What is being asked
Copy every line from the material below that holds "with".

Start of Provided data

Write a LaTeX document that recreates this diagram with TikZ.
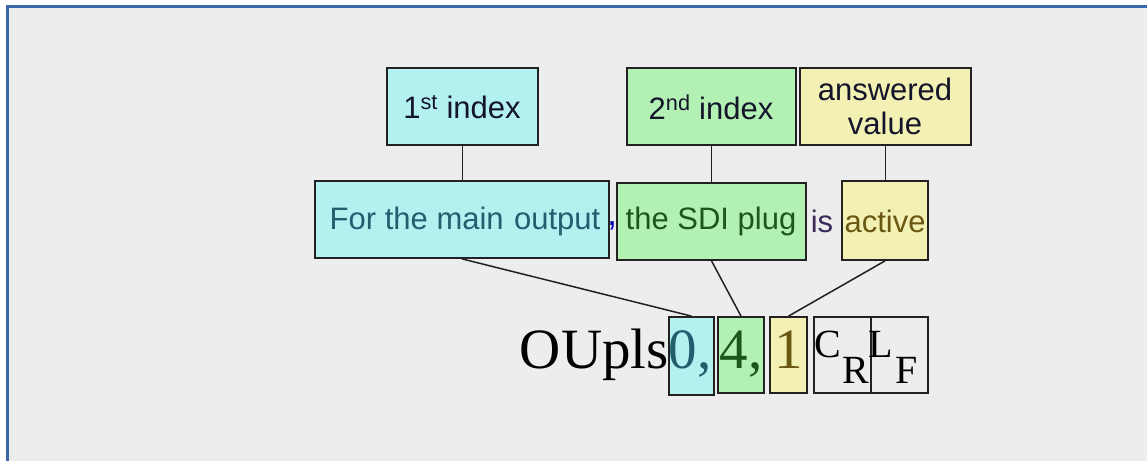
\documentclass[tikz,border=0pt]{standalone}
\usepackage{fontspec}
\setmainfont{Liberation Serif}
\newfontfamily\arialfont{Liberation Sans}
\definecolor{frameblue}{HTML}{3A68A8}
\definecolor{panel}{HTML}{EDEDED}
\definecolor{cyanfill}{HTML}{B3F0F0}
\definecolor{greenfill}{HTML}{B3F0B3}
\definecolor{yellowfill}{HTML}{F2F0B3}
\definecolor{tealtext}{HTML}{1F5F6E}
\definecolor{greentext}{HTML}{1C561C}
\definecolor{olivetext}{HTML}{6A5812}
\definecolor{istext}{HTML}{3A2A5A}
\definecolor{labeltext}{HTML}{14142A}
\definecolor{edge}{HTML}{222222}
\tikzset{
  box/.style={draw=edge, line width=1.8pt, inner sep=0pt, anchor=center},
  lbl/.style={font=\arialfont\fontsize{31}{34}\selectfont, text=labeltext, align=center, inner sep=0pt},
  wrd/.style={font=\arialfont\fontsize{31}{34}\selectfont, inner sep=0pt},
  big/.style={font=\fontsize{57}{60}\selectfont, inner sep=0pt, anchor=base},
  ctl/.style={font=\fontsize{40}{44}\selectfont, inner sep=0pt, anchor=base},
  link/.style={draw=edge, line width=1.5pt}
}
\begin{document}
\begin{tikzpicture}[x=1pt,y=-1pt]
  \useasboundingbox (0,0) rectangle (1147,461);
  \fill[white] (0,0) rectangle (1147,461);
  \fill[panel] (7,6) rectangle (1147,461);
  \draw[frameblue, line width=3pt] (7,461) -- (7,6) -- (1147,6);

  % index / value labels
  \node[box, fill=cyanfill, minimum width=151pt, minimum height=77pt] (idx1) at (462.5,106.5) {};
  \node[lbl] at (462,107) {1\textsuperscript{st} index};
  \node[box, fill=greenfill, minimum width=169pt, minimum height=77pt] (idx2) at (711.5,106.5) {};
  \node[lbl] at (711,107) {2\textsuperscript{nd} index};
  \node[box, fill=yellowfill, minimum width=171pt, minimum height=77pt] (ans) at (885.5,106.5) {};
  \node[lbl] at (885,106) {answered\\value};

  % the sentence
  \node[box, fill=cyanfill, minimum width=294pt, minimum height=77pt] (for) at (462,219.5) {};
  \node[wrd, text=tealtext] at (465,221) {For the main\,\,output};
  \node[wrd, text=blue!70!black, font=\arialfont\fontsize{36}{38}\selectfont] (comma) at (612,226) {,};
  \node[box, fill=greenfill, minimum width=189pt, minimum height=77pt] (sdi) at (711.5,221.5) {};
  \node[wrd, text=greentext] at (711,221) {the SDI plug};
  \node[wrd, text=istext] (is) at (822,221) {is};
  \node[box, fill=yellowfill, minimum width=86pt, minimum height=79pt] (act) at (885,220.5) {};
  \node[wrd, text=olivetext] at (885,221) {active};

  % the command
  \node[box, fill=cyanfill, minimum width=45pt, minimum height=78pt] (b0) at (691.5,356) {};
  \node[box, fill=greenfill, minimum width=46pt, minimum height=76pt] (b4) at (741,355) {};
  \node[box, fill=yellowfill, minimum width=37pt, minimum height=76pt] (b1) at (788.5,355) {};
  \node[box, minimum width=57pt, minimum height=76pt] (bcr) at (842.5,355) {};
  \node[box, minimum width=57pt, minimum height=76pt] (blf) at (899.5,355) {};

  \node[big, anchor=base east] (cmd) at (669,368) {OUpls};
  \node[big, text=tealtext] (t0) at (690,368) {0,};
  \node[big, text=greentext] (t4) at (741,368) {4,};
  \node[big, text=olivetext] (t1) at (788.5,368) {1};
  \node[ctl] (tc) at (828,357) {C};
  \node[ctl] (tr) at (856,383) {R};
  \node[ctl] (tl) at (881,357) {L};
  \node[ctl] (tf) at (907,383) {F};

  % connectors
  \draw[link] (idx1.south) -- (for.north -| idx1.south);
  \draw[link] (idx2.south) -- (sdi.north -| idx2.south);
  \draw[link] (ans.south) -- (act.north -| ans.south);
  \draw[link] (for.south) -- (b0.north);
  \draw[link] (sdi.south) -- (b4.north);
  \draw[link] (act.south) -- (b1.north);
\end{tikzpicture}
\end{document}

End of Provided data
Start of Provided data

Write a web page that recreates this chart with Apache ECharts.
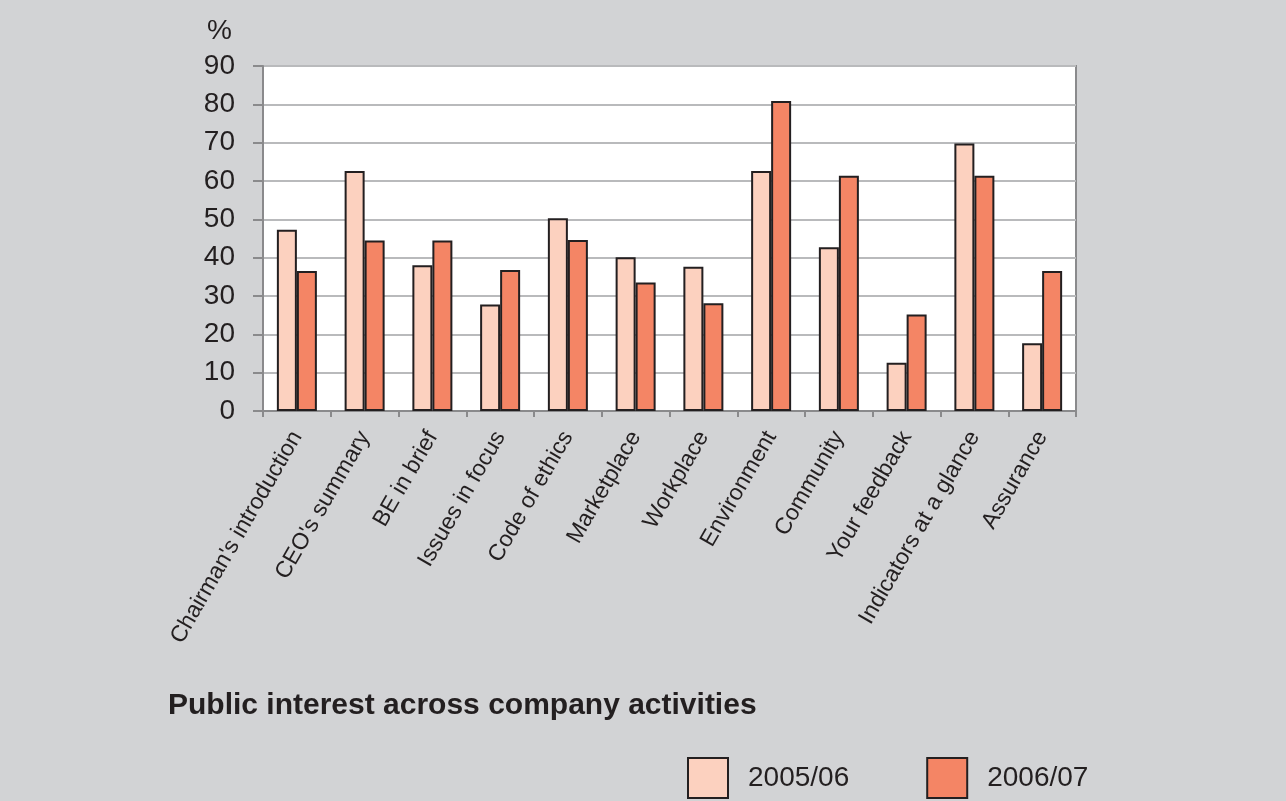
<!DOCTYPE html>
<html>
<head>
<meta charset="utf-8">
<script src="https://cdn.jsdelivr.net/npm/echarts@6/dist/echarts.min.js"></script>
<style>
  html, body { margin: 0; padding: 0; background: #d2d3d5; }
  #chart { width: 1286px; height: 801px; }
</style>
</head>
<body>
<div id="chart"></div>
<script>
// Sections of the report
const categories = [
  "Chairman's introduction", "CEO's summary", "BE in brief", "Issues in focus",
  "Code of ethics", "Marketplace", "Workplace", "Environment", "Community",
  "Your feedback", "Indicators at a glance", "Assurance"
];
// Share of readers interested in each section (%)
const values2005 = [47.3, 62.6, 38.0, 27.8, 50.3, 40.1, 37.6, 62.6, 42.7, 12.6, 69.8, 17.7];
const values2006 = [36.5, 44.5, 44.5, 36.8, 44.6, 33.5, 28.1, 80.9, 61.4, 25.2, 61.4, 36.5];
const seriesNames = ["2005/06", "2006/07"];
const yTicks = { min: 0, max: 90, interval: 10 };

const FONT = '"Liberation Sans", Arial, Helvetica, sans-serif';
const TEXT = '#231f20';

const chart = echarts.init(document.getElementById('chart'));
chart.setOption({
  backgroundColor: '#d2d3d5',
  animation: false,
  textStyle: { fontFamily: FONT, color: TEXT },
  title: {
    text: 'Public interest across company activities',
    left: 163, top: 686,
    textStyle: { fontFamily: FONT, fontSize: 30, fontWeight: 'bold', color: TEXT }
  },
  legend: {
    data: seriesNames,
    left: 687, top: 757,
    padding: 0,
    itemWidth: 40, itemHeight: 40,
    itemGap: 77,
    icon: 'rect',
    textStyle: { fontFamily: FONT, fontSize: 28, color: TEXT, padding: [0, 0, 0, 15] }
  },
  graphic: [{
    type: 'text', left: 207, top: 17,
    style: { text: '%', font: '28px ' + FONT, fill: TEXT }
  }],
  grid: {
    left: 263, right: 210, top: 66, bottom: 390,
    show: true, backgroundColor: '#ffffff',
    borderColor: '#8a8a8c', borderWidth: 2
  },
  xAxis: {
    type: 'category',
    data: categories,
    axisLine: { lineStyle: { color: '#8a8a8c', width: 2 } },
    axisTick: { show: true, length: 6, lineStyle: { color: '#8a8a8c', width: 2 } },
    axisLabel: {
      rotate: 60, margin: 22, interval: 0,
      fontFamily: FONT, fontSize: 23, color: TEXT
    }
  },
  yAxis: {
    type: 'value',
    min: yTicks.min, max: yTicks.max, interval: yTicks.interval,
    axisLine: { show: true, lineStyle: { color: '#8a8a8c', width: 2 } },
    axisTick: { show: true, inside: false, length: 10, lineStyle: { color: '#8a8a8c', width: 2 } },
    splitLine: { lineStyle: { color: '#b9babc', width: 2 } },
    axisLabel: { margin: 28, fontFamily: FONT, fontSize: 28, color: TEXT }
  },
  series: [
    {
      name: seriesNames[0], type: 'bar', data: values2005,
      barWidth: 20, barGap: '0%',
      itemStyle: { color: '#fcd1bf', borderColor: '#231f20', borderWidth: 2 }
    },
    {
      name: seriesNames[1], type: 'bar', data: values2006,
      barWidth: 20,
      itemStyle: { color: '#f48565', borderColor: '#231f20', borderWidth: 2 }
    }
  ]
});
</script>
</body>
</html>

End of Provided data

Completed exercise
Write a LaTeX document that recreates this diagram with TikZ.
Write a web page that recreates this chart with Apache ECharts.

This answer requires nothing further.